= Work to complete =
Copy everything in the listing below word for word, apart from any images.

= Data shown =
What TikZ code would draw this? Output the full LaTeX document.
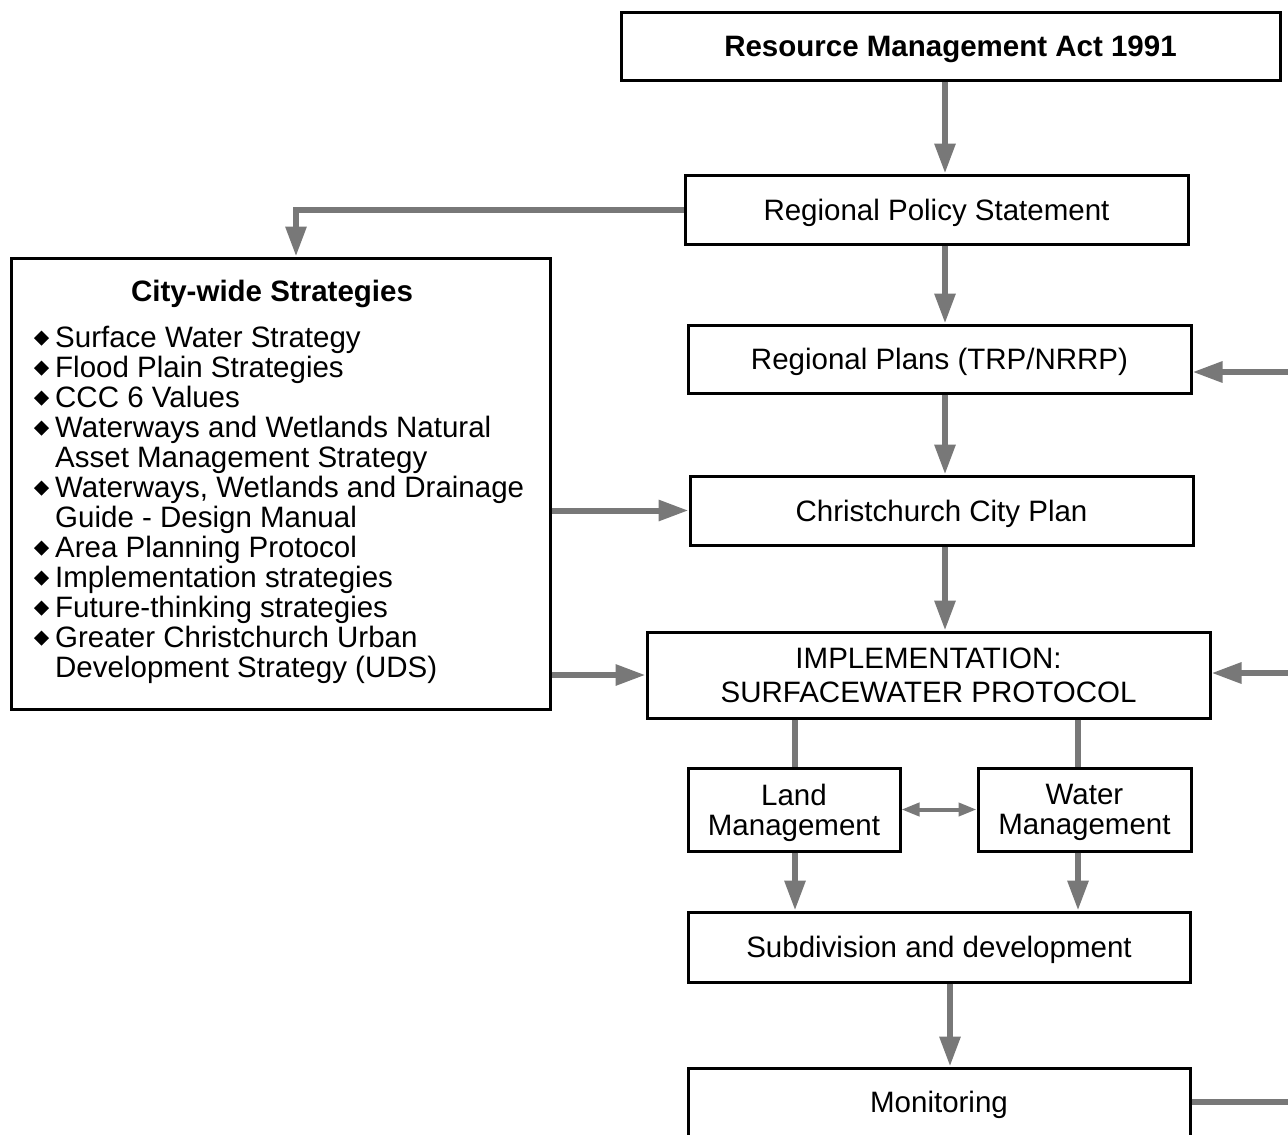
\documentclass[tikz,border=0pt]{standalone}
\usepackage{fontspec}
\setmainfont{Liberation Sans}
\usetikzlibrary{arrows.meta,positioning}
\definecolor{flowgray}{RGB}{120,120,120}
\tikzset{
    every node/.style={font=\fontsize{29.5}{30}\selectfont},
    box/.style={draw, line width=3pt, inner sep=0pt, text depth=0pt, align=center},
    flow/.style={draw=flowgray, line width=6pt, -{Triangle[length=30pt,width=20pt]}},
    link/.style={draw=flowgray, line width=6pt},
    both/.style={draw=flowgray, line width=4pt, {Triangle[length=18pt,width=13pt]}-{Triangle[length=18pt,width=13pt]}}
}
\begin{document}
\begin{tikzpicture}[x=1pt,y=-1pt]
    \useasboundingbox (0,0) rectangle (1288,1135);
    % boxes
    \node[box, minimum width=659, minimum height=68, font=\fontsize{29.5}{30}\selectfont\bfseries] (rma) at (950.5,46) {Resource Management Act 1991};
    \node[box, minimum width=503, minimum height=69] (rps) at (936.5,209.5) {Regional Policy Statement};
    \node[box, minimum width=503, minimum height=68] (rp) at (939.5,359) {Regional Plans (TRP/NRRP)};
    \node[box, minimum width=503, minimum height=69] (cp) at (941.5,510.5) {Christchurch City Plan};
    \node[box, minimum width=563, minimum height=86, font=\fontsize{29.5}{34}\selectfont] (impl) at (928.5,675) {IMPLEMENTATION:\\SURFACEWATER PROTOCOL};
    \node[box, minimum width=212, minimum height=83] (land) at (794,809.5) {Land\\Management};
    \node[box, minimum width=213, minimum height=83] (water) at (1084.5,809.5) {Water\\Management};
    \node[box, minimum width=502, minimum height=70] (subdiv) at (939,947) {Subdivision and development};
    \node[box, minimum width=502, minimum height=68] (mon) at (939,1102) {Monitoring};
    % city-wide strategies
    \node[box, minimum width=539, minimum height=451] (cws) at (280.5,483.5) {};
    \node[font=\fontsize{29.5}{30}\selectfont\bfseries, text depth=0pt, inner sep=0pt] (cwstitle) at (272,291) {City-wide Strategies};
    \node[anchor=north west, inner sep=0pt, align=left] (cwslist) at (55,325.5) {%
        Surface Water Strategy\\
        Flood Plain Strategies\\
        CCC 6 Values\\
        Waterways and Wetlands Natural\\
        Asset Management Strategy\\
        Waterways, Wetlands and Drainage\\
        Guide - Design Manual\\
        Area Planning Protocol\\
        Implementation strategies\\
        Future-thinking strategies\\
        Greater Christchurch Urban\\
        Development Strategy (UDS)};
    \foreach \i in {0,1,2,3,5,7,8,9,10}
        \fill[shift={(41.5,338+30*\i)}] (-7.5,0) -- (0,-7.5) -- (7.5,0) -- (0,7.5) -- cycle;
    % guide coordinates
    \coordinate (spine) at (945,0);
    \coordinate (low) at (950,0);
    \coordinate (cwsx) at (296,0);
    \coordinate (lx) at (795,0);
    \coordinate (wx) at (1078,0);
    \coordinate (rpin) at (1288,372);
    \coordinate (implin) at (1288,673);
    \coordinate (edge) at (1288,0);
    % connectors
    \draw[flow] (rma.south -| spine) -- (rps.north -| spine);
    \draw[flow] (rps.west) -| (cws.north -| cwsx);
    \draw[flow] (rps.south -| spine) -- (rp.north -| spine);
    \draw[flow] (rpin) -- (rpin -| rp.east);
    \draw[flow] (rp.south -| spine) -- (cp.north -| spine);
    \draw[flow] (cws.east |- cp.west) -- (cp.west);
    \draw[flow] (cp.south -| spine) -- (impl.north -| spine);
    \draw[flow] (cws.east |- impl.west) -- (impl.west);
    \draw[flow] (implin) -- (implin -| impl.east);
    \draw[link] (impl.south -| lx) -- (land.north -| lx);
    \draw[link] (impl.south -| wx) -- (water.north -| wx);
    \draw[both] (land.east) -- (water.west);
    \draw[flow] (land.south -| lx) -- (subdiv.north -| lx);
    \draw[flow] (water.south -| wx) -- (subdiv.north -| wx);
    \draw[flow] (subdiv.south -| low) -- (mon.north -| low);
    \draw[link] (mon.east) -- (mon.east -| edge);
\end{tikzpicture}
\end{document}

= Complete response =
What TikZ code would draw this? Output the full LaTeX document.
\documentclass[tikz,border=0pt]{standalone}
\usepackage{fontspec}
\setmainfont{Liberation Sans}
\usetikzlibrary{arrows.meta,positioning}
\definecolor{flowgray}{RGB}{120,120,120}
\tikzset{
    every node/.style={font=\fontsize{29.5}{30}\selectfont},
    box/.style={draw, line width=3pt, inner sep=0pt, text depth=0pt, align=center},
    flow/.style={draw=flowgray, line width=6pt, -{Triangle[length=30pt,width=20pt]}},
    link/.style={draw=flowgray, line width=6pt},
    both/.style={draw=flowgray, line width=4pt, {Triangle[length=18pt,width=13pt]}-{Triangle[length=18pt,width=13pt]}}
}
\begin{document}
\begin{tikzpicture}[x=1pt,y=-1pt]
    \useasboundingbox (0,0) rectangle (1288,1135);
    % boxes
    \node[box, minimum width=659, minimum height=68, font=\fontsize{29.5}{30}\selectfont\bfseries] (rma) at (950.5,46) {Resource Management Act 1991};
    \node[box, minimum width=503, minimum height=69] (rps) at (936.5,209.5) {Regional Policy Statement};
    \node[box, minimum width=503, minimum height=68] (rp) at (939.5,359) {Regional Plans (TRP/NRRP)};
    \node[box, minimum width=503, minimum height=69] (cp) at (941.5,510.5) {Christchurch City Plan};
    \node[box, minimum width=563, minimum height=86, font=\fontsize{29.5}{34}\selectfont] (impl) at (928.5,675) {IMPLEMENTATION:\\SURFACEWATER PROTOCOL};
    \node[box, minimum width=212, minimum height=83] (land) at (794,809.5) {Land\\Management};
    \node[box, minimum width=213, minimum height=83] (water) at (1084.5,809.5) {Water\\Management};
    \node[box, minimum width=502, minimum height=70] (subdiv) at (939,947) {Subdivision and development};
    \node[box, minimum width=502, minimum height=68] (mon) at (939,1102) {Monitoring};
    % city-wide strategies
    \node[box, minimum width=539, minimum height=451] (cws) at (280.5,483.5) {};
    \node[font=\fontsize{29.5}{30}\selectfont\bfseries, text depth=0pt, inner sep=0pt] (cwstitle) at (272,291) {City-wide Strategies};
    \node[anchor=north west, inner sep=0pt, align=left] (cwslist) at (55,325.5) {%
        Surface Water Strategy\\
        Flood Plain Strategies\\
        CCC 6 Values\\
        Waterways and Wetlands Natural\\
        Asset Management Strategy\\
        Waterways, Wetlands and Drainage\\
        Guide - Design Manual\\
        Area Planning Protocol\\
        Implementation strategies\\
        Future-thinking strategies\\
        Greater Christchurch Urban\\
        Development Strategy (UDS)};
    \foreach \i in {0,1,2,3,5,7,8,9,10}
        \fill[shift={(41.5,338+30*\i)}] (-7.5,0) -- (0,-7.5) -- (7.5,0) -- (0,7.5) -- cycle;
    % guide coordinates
    \coordinate (spine) at (945,0);
    \coordinate (low) at (950,0);
    \coordinate (cwsx) at (296,0);
    \coordinate (lx) at (795,0);
    \coordinate (wx) at (1078,0);
    \coordinate (rpin) at (1288,372);
    \coordinate (implin) at (1288,673);
    \coordinate (edge) at (1288,0);
    % connectors
    \draw[flow] (rma.south -| spine) -- (rps.north -| spine);
    \draw[flow] (rps.west) -| (cws.north -| cwsx);
    \draw[flow] (rps.south -| spine) -- (rp.north -| spine);
    \draw[flow] (rpin) -- (rpin -| rp.east);
    \draw[flow] (rp.south -| spine) -- (cp.north -| spine);
    \draw[flow] (cws.east |- cp.west) -- (cp.west);
    \draw[flow] (cp.south -| spine) -- (impl.north -| spine);
    \draw[flow] (cws.east |- impl.west) -- (impl.west);
    \draw[flow] (implin) -- (implin -| impl.east);
    \draw[link] (impl.south -| lx) -- (land.north -| lx);
    \draw[link] (impl.south -| wx) -- (water.north -| wx);
    \draw[both] (land.east) -- (water.west);
    \draw[flow] (land.south -| lx) -- (subdiv.north -| lx);
    \draw[flow] (water.south -| wx) -- (subdiv.north -| wx);
    \draw[flow] (subdiv.south -| low) -- (mon.north -| low);
    \draw[link] (mon.east) -- (mon.east -| edge);
\end{tikzpicture}
\end{document}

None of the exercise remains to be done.